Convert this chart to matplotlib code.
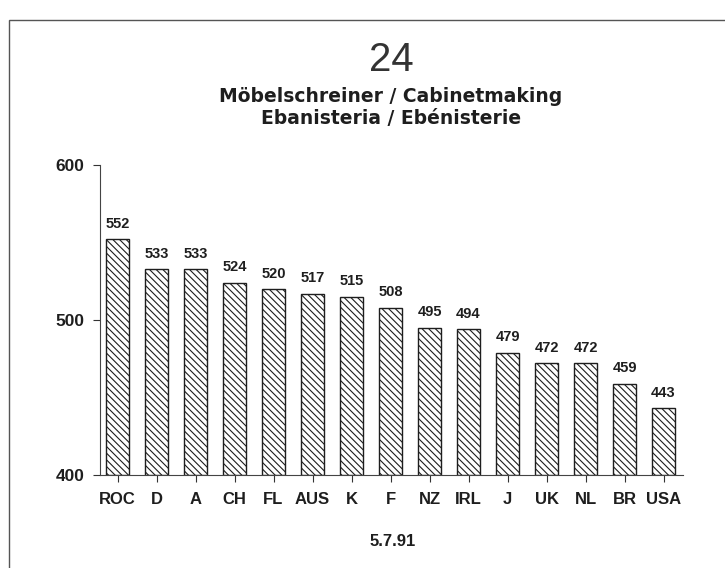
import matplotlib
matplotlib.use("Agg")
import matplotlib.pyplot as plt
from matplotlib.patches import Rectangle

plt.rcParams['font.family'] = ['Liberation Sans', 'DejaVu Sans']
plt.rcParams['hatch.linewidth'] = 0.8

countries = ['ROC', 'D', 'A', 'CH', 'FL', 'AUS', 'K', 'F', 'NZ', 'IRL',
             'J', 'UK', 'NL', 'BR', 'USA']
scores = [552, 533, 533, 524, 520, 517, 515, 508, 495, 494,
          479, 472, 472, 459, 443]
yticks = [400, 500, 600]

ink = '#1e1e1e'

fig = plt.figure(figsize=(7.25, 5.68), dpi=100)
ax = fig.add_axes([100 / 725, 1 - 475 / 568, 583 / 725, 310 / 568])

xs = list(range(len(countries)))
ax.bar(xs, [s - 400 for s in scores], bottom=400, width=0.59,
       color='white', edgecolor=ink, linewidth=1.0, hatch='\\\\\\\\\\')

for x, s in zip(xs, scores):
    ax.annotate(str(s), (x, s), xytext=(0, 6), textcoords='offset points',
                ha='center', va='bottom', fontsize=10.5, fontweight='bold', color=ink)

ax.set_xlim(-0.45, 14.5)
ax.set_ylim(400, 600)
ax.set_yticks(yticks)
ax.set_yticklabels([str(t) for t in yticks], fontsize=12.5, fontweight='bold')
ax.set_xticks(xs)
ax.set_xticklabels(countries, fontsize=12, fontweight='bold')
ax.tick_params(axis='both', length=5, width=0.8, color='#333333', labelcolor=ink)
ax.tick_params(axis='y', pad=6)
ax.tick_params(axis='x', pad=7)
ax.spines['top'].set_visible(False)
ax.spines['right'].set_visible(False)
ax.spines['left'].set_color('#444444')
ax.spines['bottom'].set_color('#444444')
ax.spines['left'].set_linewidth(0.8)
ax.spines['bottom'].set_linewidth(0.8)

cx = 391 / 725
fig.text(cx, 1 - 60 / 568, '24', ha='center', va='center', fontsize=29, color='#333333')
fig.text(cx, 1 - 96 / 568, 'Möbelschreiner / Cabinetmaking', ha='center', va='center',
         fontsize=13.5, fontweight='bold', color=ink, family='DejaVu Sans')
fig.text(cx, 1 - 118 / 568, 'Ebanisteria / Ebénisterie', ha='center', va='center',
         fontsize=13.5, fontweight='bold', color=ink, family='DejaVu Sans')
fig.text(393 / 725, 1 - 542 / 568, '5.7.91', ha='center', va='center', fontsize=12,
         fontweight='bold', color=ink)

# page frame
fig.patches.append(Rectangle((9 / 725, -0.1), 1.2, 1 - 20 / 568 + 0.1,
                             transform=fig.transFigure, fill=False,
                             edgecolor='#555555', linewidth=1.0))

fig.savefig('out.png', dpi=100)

(Your goal): Without including any pictures, print all of the material exactly as given.

(Full solution):
Convert this chart to matplotlib code.
import matplotlib
matplotlib.use("Agg")
import matplotlib.pyplot as plt
from matplotlib.patches import Rectangle

plt.rcParams['font.family'] = ['Liberation Sans', 'DejaVu Sans']
plt.rcParams['hatch.linewidth'] = 0.8

countries = ['ROC', 'D', 'A', 'CH', 'FL', 'AUS', 'K', 'F', 'NZ', 'IRL',
             'J', 'UK', 'NL', 'BR', 'USA']
scores = [552, 533, 533, 524, 520, 517, 515, 508, 495, 494,
          479, 472, 472, 459, 443]
yticks = [400, 500, 600]

ink = '#1e1e1e'

fig = plt.figure(figsize=(7.25, 5.68), dpi=100)
ax = fig.add_axes([100 / 725, 1 - 475 / 568, 583 / 725, 310 / 568])

xs = list(range(len(countries)))
ax.bar(xs, [s - 400 for s in scores], bottom=400, width=0.59,
       color='white', edgecolor=ink, linewidth=1.0, hatch='\\\\\\\\\\')

for x, s in zip(xs, scores):
    ax.annotate(str(s), (x, s), xytext=(0, 6), textcoords='offset points',
                ha='center', va='bottom', fontsize=10.5, fontweight='bold', color=ink)

ax.set_xlim(-0.45, 14.5)
ax.set_ylim(400, 600)
ax.set_yticks(yticks)
ax.set_yticklabels([str(t) for t in yticks], fontsize=12.5, fontweight='bold')
ax.set_xticks(xs)
ax.set_xticklabels(countries, fontsize=12, fontweight='bold')
ax.tick_params(axis='both', length=5, width=0.8, color='#333333', labelcolor=ink)
ax.tick_params(axis='y', pad=6)
ax.tick_params(axis='x', pad=7)
ax.spines['top'].set_visible(False)
ax.spines['right'].set_visible(False)
ax.spines['left'].set_color('#444444')
ax.spines['bottom'].set_color('#444444')
ax.spines['left'].set_linewidth(0.8)
ax.spines['bottom'].set_linewidth(0.8)

cx = 391 / 725
fig.text(cx, 1 - 60 / 568, '24', ha='center', va='center', fontsize=29, color='#333333')
fig.text(cx, 1 - 96 / 568, 'Möbelschreiner / Cabinetmaking', ha='center', va='center',
         fontsize=13.5, fontweight='bold', color=ink, family='DejaVu Sans')
fig.text(cx, 1 - 118 / 568, 'Ebanisteria / Ebénisterie', ha='center', va='center',
         fontsize=13.5, fontweight='bold', color=ink, family='DejaVu Sans')
fig.text(393 / 725, 1 - 542 / 568, '5.7.91', ha='center', va='center', fontsize=12,
         fontweight='bold', color=ink)

# page frame
fig.patches.append(Rectangle((9 / 725, -0.1), 1.2, 1 - 20 / 568 + 0.1,
                             transform=fig.transFigure, fill=False,
                             edgecolor='#555555', linewidth=1.0))

fig.savefig('out.png', dpi=100)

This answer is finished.